Americans born in 2001, now old enough to enter high school, get driver's permits and apply for their first jobs, and even those born a few years earlier who are old enough to be holding jobs, applying for college, etc, were too young to remember Tuesday, September 11.

Since 2001, I have deeply appreciated they way our country returns to the memory of that tragedy. For one day every year, I learn more about the events our nation hopes to "Never Forget," and the details, consequences and changes accumulate greater context and significance.


But we could always do more with the other 364 days.

The attacks and resulting conflicts are covered in most American History curriculums, along with the Revolutionary War, Civil War, World Wars, Cold War and Vietnam (kind of) -- all the "major" conflicts.
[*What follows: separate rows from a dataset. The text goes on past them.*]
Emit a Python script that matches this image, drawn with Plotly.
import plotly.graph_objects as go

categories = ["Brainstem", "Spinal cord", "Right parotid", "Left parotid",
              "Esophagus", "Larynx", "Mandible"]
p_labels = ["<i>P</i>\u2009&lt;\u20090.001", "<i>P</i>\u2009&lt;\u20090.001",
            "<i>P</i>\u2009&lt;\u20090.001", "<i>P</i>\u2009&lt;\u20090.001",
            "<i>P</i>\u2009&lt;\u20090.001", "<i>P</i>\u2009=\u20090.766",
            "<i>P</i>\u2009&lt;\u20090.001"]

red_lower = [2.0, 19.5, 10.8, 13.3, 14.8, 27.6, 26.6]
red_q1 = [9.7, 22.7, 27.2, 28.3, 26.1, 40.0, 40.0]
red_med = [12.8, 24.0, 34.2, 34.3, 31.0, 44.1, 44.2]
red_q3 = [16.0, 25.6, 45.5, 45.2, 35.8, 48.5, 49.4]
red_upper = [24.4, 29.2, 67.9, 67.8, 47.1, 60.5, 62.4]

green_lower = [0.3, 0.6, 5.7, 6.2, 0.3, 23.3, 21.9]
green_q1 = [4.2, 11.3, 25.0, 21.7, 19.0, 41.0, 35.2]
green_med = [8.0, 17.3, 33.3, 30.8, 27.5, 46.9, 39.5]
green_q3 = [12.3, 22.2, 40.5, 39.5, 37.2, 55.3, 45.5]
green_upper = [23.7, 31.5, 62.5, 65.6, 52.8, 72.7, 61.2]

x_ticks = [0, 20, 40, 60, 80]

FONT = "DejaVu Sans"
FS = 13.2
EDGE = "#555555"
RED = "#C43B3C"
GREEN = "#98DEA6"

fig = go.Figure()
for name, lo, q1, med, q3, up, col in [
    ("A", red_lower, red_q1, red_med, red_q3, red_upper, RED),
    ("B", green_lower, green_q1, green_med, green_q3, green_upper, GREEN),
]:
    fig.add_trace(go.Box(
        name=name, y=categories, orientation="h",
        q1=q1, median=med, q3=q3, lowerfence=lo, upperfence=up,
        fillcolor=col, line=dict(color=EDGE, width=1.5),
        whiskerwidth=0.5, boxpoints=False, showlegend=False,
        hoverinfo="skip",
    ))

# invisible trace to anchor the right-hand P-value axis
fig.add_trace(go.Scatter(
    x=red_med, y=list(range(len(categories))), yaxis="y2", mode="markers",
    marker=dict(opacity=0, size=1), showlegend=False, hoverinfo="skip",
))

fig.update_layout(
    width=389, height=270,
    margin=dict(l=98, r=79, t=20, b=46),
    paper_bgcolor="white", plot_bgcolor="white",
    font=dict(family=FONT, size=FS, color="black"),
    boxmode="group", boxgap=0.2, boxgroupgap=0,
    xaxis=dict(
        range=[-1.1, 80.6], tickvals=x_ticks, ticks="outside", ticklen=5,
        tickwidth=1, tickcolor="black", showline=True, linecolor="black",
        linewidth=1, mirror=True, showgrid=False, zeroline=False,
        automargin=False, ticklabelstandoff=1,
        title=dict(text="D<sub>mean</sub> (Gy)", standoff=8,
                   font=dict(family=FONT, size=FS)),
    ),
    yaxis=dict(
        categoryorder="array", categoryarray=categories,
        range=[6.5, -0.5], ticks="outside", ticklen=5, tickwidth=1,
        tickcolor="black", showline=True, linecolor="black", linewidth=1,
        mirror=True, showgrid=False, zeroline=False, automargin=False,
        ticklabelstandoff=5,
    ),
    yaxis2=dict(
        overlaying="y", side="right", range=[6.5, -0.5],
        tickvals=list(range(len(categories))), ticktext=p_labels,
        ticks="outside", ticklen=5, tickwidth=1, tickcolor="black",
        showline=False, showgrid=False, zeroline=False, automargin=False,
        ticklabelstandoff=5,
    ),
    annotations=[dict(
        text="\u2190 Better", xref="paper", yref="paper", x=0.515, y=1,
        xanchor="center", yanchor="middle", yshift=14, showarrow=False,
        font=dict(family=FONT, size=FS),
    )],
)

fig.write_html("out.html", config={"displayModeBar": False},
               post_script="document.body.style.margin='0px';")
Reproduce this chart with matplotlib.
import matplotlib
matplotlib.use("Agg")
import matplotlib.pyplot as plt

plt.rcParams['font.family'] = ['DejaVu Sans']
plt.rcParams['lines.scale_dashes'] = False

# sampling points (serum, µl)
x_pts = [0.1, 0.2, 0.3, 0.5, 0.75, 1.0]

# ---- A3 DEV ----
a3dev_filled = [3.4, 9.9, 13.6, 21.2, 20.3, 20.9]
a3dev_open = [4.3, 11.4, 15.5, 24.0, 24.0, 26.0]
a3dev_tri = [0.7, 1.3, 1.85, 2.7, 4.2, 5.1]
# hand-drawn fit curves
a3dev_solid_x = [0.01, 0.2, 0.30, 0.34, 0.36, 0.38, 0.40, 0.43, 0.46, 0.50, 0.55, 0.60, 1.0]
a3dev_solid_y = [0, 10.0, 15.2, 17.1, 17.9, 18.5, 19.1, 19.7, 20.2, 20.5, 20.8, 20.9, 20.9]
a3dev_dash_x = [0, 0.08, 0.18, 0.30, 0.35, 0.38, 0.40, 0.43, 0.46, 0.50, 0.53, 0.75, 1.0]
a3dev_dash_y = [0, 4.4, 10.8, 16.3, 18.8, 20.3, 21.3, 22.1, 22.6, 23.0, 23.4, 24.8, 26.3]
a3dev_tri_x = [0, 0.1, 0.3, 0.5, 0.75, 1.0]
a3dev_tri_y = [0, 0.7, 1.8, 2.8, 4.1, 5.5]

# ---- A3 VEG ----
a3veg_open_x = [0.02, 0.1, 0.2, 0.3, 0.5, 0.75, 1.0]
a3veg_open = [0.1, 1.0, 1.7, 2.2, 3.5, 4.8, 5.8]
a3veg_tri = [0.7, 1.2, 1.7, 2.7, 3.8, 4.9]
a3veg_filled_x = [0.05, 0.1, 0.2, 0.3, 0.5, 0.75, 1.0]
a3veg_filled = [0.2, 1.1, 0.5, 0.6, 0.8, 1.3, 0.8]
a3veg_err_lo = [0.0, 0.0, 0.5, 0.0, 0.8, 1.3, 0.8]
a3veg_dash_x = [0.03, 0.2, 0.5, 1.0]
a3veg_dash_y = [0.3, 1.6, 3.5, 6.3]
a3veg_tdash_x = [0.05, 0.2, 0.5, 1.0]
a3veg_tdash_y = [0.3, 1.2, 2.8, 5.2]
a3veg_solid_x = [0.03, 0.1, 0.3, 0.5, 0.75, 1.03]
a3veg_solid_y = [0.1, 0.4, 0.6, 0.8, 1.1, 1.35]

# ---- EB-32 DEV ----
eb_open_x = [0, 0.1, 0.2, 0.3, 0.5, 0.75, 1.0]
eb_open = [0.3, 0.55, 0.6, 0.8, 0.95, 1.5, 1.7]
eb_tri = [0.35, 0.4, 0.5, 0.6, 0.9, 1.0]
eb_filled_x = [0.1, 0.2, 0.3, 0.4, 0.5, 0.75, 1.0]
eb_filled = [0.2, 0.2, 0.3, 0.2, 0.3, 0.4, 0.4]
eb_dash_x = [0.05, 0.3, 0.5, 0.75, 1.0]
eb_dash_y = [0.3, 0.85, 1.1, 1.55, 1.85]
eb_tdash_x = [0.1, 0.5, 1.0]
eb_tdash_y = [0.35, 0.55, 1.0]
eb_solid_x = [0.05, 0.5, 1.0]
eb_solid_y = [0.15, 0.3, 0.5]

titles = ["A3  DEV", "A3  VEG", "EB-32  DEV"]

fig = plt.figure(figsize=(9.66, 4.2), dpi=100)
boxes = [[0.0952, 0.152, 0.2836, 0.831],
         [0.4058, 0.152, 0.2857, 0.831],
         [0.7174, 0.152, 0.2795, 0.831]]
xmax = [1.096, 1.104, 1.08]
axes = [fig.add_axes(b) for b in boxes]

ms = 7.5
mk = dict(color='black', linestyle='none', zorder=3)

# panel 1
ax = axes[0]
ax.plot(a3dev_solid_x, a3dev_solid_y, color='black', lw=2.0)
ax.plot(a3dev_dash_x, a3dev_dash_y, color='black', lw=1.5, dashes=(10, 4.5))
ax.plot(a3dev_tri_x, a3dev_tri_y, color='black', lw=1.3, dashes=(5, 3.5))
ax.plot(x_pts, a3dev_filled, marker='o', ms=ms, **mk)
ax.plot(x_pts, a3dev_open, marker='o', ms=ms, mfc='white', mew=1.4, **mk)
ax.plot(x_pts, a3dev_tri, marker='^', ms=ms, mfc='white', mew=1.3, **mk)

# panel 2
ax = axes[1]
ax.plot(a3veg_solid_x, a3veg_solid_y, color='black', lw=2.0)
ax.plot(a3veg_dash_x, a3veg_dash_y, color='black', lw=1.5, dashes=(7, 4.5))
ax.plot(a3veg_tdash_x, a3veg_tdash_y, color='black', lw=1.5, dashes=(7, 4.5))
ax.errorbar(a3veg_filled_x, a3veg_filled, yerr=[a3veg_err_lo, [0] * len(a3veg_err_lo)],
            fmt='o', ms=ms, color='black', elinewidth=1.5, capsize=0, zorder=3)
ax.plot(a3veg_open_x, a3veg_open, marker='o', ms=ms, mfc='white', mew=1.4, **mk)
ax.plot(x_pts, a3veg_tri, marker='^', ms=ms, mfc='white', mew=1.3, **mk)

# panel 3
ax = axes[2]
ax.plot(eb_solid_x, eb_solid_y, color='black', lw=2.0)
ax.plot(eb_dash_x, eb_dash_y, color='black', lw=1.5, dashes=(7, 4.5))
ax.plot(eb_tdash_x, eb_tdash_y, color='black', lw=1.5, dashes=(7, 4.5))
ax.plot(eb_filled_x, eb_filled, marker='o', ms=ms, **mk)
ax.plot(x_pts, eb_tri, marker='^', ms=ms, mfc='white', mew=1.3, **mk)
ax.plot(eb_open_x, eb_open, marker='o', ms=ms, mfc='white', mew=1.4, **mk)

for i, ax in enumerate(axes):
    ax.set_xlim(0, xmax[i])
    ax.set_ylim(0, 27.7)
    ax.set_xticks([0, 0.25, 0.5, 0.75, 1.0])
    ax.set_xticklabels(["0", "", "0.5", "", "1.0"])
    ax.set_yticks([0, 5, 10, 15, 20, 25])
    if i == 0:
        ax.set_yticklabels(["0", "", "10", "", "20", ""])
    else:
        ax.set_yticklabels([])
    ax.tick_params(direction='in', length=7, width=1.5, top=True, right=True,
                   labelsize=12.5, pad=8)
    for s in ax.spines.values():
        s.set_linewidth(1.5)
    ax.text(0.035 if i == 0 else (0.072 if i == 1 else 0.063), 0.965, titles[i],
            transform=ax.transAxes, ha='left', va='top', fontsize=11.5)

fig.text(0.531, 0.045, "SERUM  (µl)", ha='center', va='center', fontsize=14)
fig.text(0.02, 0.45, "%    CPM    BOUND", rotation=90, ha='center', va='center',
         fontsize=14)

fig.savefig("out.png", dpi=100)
April 1994, a calculated massacre began in Kigali, Rwanda that devastated the international government communities. I was born in May, and the genocide continued through the first two months of my life.

When I was 20 years old, I attended a conference. By random selection, I ended up in a lecture with Dr. Celestin Musekura, the President and Founder of African Leadership and Reconciliation Ministries (ALARM, Inc.) who spoke about American action (or lack thereof) during the Rwandan Genocide. That evening I learned that everything I thought I understood about US intervention was at best, incomplete, and at worst, confined to a self-centered and biased perspective.
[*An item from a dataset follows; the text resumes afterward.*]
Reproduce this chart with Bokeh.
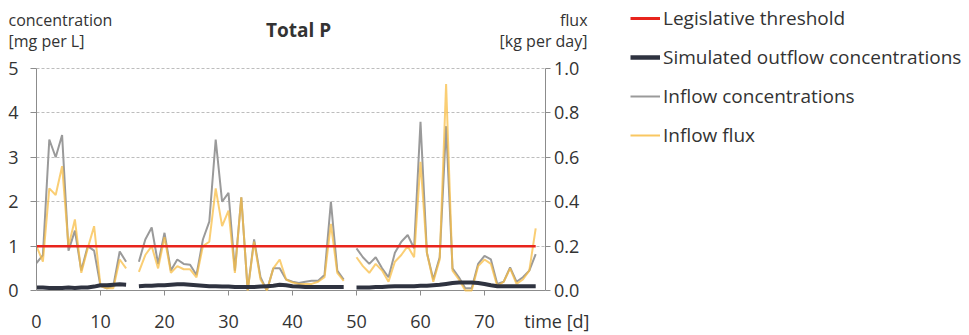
from bokeh.plotting import figure
from bokeh.models import (Range1d, LinearAxis, Label, Legend, LegendItem, FixedTicker,
                          Grid, BoxAnnotation)
from bokeh.layouts import row, column
from bokeh.embed import file_html
from bokeh.resources import INLINE

nan = float("nan")

days = list(range(0, 79))

# Inflow concentrations [mg per L] (gaps at day 15 and 49)
inflow_conc = [0.62, 0.80, 3.40, 3.00, 3.50, 0.90, 1.35, 0.45, 1.00, 0.90,
               0.10, 0.05, 0.10, 0.88, 0.65, nan, 0.65, 1.15, 1.42, 0.60,
               1.30, 0.45, 0.70, 0.60, 0.58, 0.35, 1.15, 1.55, 3.40, 2.00,
               2.20, 0.45, 2.10, 0.00, 1.15, 0.30, 0.00, 0.50, 0.50, 0.25,
               0.20, 0.17, 0.20, 0.22, 0.22, 0.35, 2.00, 0.45, 0.25, nan,
               0.95, 0.75, 0.60, 0.75, 0.50, 0.30, 0.85, 1.10, 1.25, 0.95,
               3.80, 0.85, 0.25, 0.75, 3.70, 0.50, 0.30, 0.05, 0.05, 0.60,
               0.78, 0.70, 0.15, 0.20, 0.52, 0.20, 0.30, 0.45, 0.82]

# Inflow flux [kg per day]
inflow_flux = [0.200, 0.130, 0.460, 0.430, 0.560, 0.200, 0.320, 0.080, 0.190, 0.290,
               0.020, 0.010, 0.010, 0.140, 0.100, nan, 0.084, 0.160, 0.200, 0.100,
               0.240, 0.080, 0.110, 0.096, 0.096, 0.060, 0.200, 0.220, 0.460, 0.290,
               0.360, 0.080, 0.420, 0.000, 0.220, 0.050, 0.000, 0.100, 0.140, 0.050,
               0.036, 0.030, 0.030, 0.030, 0.040, 0.060, 0.300, 0.080, 0.044, nan,
               0.150, 0.110, 0.080, 0.120, 0.090, 0.040, 0.130, 0.160, 0.200, 0.150,
               0.580, 0.170, 0.040, 0.140, 0.930, 0.090, 0.050, 0.000, 0.000, 0.110,
               0.140, 0.120, 0.020, 0.040, 0.100, 0.030, 0.050, 0.090, 0.280]

# Simulated outflow concentrations [mg per L]
outflow_conc = [0.07, 0.07, 0.06, 0.06, 0.06, 0.07, 0.06, 0.07, 0.07, 0.09,
                0.12, 0.12, 0.13, 0.14, 0.13, nan, 0.10, 0.11, 0.11, 0.12,
                0.12, 0.13, 0.14, 0.14, 0.13, 0.12, 0.11, 0.10, 0.10, 0.09,
                0.09, 0.08, 0.08, 0.08, 0.08, 0.09, 0.10, 0.11, 0.13, 0.12,
                0.10, 0.09, 0.08, 0.08, 0.08, 0.08, 0.08, 0.08, 0.08, nan,
                0.07, 0.07, 0.07, 0.08, 0.08, 0.09, 0.10, 0.10, 0.10, 0.10,
                0.11, 0.11, 0.12, 0.13, 0.15, 0.17, 0.18, 0.18, 0.18, 0.17,
                0.15, 0.12, 0.10, 0.10, 0.10, 0.10, 0.10, 0.10, 0.10]

threshold_days = [0, 78]
threshold_conc = [1.0, 1.0]

x_ticks = [0, 10, 20, 30, 40, 50, 60, 70]
x_end = 79.6          # day at which the right (flux) axis stands
y_ticks = [0, 1, 2, 3, 4, 5]
flux_ticks = [0.0, 0.2, 0.4, 0.6, 0.8, 1.0]
time_label_pos = 81.3

FONT = "Open Sans"
TXT = "#333333"
AXC = "#8c8c8c"
C_THR, C_OUT, C_IN, C_FX = "#e8241c", "#2f3340", "#9a9a9a", "#f8bd45"

W, H = 969, 335
LEFT_W = 630
HEAD_H = 52
PX_DAY = 6.4          # pixels per day
PX_UNIT = 44.8        # pixels per mg/L
ZERO_Y = 292          # screen row of the zero line
TICK_PX = 5           # length of the x tick marks
FR_LEFT, FR_RIGHT, FR_TOP, FR_BOTTOM = 36, 592, 56, 303

x_hi = (FR_RIGHT - FR_LEFT) / PX_DAY
y_hi = (ZERO_Y - FR_TOP) / PX_UNIT
y_lo = -(FR_BOTTOM - ZERO_Y) / PX_UNIT

# ---------------- main chart ----------------
p = figure(width=LEFT_W, height=H - HEAD_H,
           min_border_left=FR_LEFT, min_border_right=LEFT_W - FR_RIGHT,
           min_border_top=FR_TOP - HEAD_H, min_border_bottom=H - FR_BOTTOM,
           x_range=Range1d(0, x_hi), y_range=Range1d(y_lo, y_hi),
           output_backend="svg", toolbar_location=None)
p.outline_line_color = None
p.extra_y_ranges = {"flux": Range1d(y_lo / 5, y_hi / 5)}

xax = p.xaxis[0]
xax.ticker = FixedTicker(ticks=x_ticks + [time_label_pos])
xax.major_label_overrides = {time_label_pos: "time [d]"}
xax.axis_line_color = None
xax.major_tick_line_color = None
xax.major_tick_out = 0
xax.major_tick_in = 0
xax.minor_tick_line_color = None
xax.major_label_standoff = 7

yax = p.yaxis[0]
yax.ticker = FixedTicker(ticks=y_ticks)
yax.bounds = (0, 5)
yax.axis_line_color = AXC
yax.major_tick_line_color = AXC
yax.minor_tick_line_color = None
yax.major_tick_in = 0
yax.major_tick_out = 6
yax.major_label_standoff = 12

rax = LinearAxis(y_range_name="flux", ticker=FixedTicker(ticks=flux_ticks),
                 fixed_location=x_end, bounds=(0, 1))
rax.axis_line_color = AXC
rax.major_tick_line_color = AXC
rax.minor_tick_line_color = None
rax.major_tick_in = 0
rax.major_tick_out = 5
rax.major_label_standoff = 3
rax.major_label_overrides = {v: f"{v:.1f}" for v in flux_ticks}
p.add_layout(rax, "right")

for ax in (xax, yax, rax):
    ax.major_label_text_font = FONT
    ax.major_label_text_font_size = "18px"
    ax.major_label_text_color = TXT

p.ygrid.ticker = FixedTicker(ticks=y_ticks[1:])
p.ygrid.grid_line_color = "#bdbdbd"
p.ygrid.grid_line_dash = "3 2"
p.ygrid.grid_line_width = 1
base = Grid(dimension=1, ticker=FixedTicker(ticks=y_ticks[:1]),
            grid_line_color=AXC, grid_line_width=1)
p.add_layout(base)
if "cross_bounds" in Grid.properties():
    p.ygrid.cross_bounds = (0, x_end)
    base.cross_bounds = (0, x_end)
    # short tick marks under the time axis
    p.xgrid.ticker = FixedTicker(ticks=x_ticks)
    p.xgrid.grid_line_color = AXC
    p.xgrid.grid_line_width = 1
    p.xgrid.cross_bounds = (-TICK_PX / PX_UNIT, 0)
else:
    p.xgrid.grid_line_color = None
    p.add_layout(BoxAnnotation(left=x_end, fill_color="white", fill_alpha=1,
                               line_color=None, level="underlay"))

r_in = p.line(days, inflow_conc, line_color=C_IN, line_width=2)
r_fx = p.line(days, inflow_flux, y_range_name="flux", line_color=C_FX,
              line_alpha=0.75, line_width=2)
r_out = p.line(days, outflow_conc, line_color=C_OUT, line_width=4)
r_thr = p.line(threshold_days, threshold_conc, line_color=C_THR, line_width=2.5)

# ---------------- header with titles ----------------
h = figure(width=LEFT_W, height=HEAD_H, x_range=Range1d(0, LEFT_W), y_range=Range1d(0, HEAD_H),
           min_border=0, x_axis_location=None, y_axis_location=None,
           output_backend="svg", toolbar_location=None)
h.outline_line_color = None
h.grid.grid_line_color = None

def lab(fig, x, y, text, align="left", size="16px", style="normal"):
    fig.add_layout(Label(x=x, y=y, text=text, text_align=align, text_baseline="middle",
                         text_font=FONT, text_font_size=size, text_color=TXT,
                         text_font_style=style))

lab(h, 8, 33, "concentration")
lab(h, 8, 12, "[mg per L]")
lab(h, 298, 22.5, "Total P", align="center", size="19px", style="bold")
lab(h, 587, 33, "flux", align="right")
lab(h, 587, 12, "[kg per day]", align="right")

# ---------------- legend panel ----------------
lg = figure(width=W - LEFT_W, height=H, x_range=Range1d(1000, 1001), y_range=Range1d(1000, 1001),
            min_border=0, min_border_top=5, x_axis_location=None, y_axis_location=None,
            output_backend="svg", toolbar_location=None)
lg.outline_line_color = None
lg.grid.grid_line_color = None
l_thr = lg.line(threshold_days, threshold_conc, line_color=C_THR, line_width=3)
l_out = lg.line(days, outflow_conc, line_color=C_OUT, line_width=4.5)
l_in = lg.line(days, inflow_conc, line_color=C_IN, line_width=2)
l_fx = lg.line(days, inflow_flux, line_color=C_FX, line_alpha=0.85, line_width=2)

legend = Legend(items=[
    LegendItem(label="Legislative threshold", renderers=[l_thr]),
    LegendItem(label="Simulated outflow concentrations", renderers=[l_out]),
    LegendItem(label="Inflow concentrations", renderers=[l_in]),
    LegendItem(label="Inflow flux", renderers=[l_fx]),
], location="top_left")
legend.label_text_font = FONT
legend.label_text_font_size = "19px"
legend.label_text_color = TXT
legend.glyph_width = 30
legend.glyph_height = 20
legend.label_height = 20
legend.label_standoff = 3
legend.spacing = 13
legend.padding = 0
legend.margin = 0
legend.border_line_color = None
legend.background_fill_alpha = 0
lg.add_layout(legend)

layout = row(column(row(h), row(p)), lg)
open("out.html", "w").write(file_html(layout, INLINE))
The US has been involved with conflict all over the world in varying capacities during my lifetime. The Somali Civil War, Iraqi Kurdish Civil War, Intervention in Haiti, Bosnian War, Nepalese Civil War, War in Afghanistan, Kosovo War, Operation Enduring Freedom in the Philippines, Iraq War, Intervention in Libya, War on ISIL, just to name a few.


Each of these listed, and countless others around the world that did not directly involve the US contribute valuable perspective to truth-seeking. And I'm confining my examples to a brief, 20-year period. Like in the process of Judicial review, past actions are crucial to understanding present dilemmas. Growing up, all I knew about my present was 9/11, and from the time I was seven years old, I began to form opinions, think critically, articulate and pursue a perspective relating to the War on Terror without the knowledge to engage with present history from multiple perspectives.

The knowledge I gained concerning America's foreign policies during the first year of my life sharpened my perspective of our nation's policies and decisions over the past two decades, and even the past few months.

Maybe it's an unpopular opinion to believe education is every citizen's responsibility, but God-forbid we reach 2021 before iGeneration discover even the most embarrassing details of our history that could illuminate their understanding of this country and our world.